Kenya signs Nile Basin deal rejected by Egypt

NAIROBI Wed May 19, 2010 6:54am EDT

A boat cruises on the Nile River during a massive sandstorm in Cairo April 17, 2007. REUTERS/Nasser Nuri

A boat cruises on the Nile River during a massive sandstorm in Cairo April 17, 2007.

Credit: Reuters/Nasser Nuri

NAIROBI (Reuters) - Kenya signed a new agreement to alter historic water sharing arrangements for the River Nile on Wednesday and said Egypt, which opposes the deal, had little choice but to join the other states.

After more than a decade of talks driven by anger over the perceived injustice of the previous Nile water treaty signed in 1929, Ethiopia, Uganda, Tanzania and Rwanda signed the deal last week, a move promptly challenged by Cairo.

"That treaty (1929) is obsolete.

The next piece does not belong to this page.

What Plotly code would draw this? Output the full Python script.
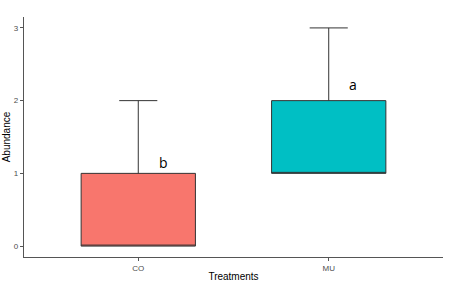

Nothing stops us to use the the water as we wish. It is now up to Egypt to come on board," Charity Ngilu, Kenya's minister of water, told a news conference.

The previous treaty gave Egypt the right to veto upstream projects that it thinks could interfere with the flow of the Nile, which stretches more than 6,600 km from Lake Victoria to the Mediterranean. Sudan has not signed the agreement.

Egypt, almost totally dependent on the Nile and already threatened by climate change, is closely watching hydro-electric dams in East Africa. The river is a vital water and energy source for all nine countries through which it flows.

Ngilu said the new agreement, which created a permanent commission to manage the water, would guarantee all the states adjoining the river equitable use of the resources.

Burundi and the Democratic Republic of Congo were expected to sign the deal soon, she added, and invited Sudan and Egypt to join them. "Two states cannot stop us from implementing this co-operative agreement," she said.

While Ethiopia wants to tap its immense water resources, Kenya is keen to ramp up food production through creation of irrigation schemes in its Lake Basin, the area around Lake Victoria in the west. It also wants to supply piped water to more homes.

"The government is constrained in its efforts to attract funding in order to put in place large scale investments that require international financing support such as dams," Ngilu said.

Some 85 percent of the Nile's waters originate from Ethiopia and the Lake Basin is estimated to harbour more than half of Kenya's surface water resources.

The minister said the Nile would not be on the agenda this weekend when she accompanies Kenyan Prime Minister Raila Odinga to Cairo on an official visit.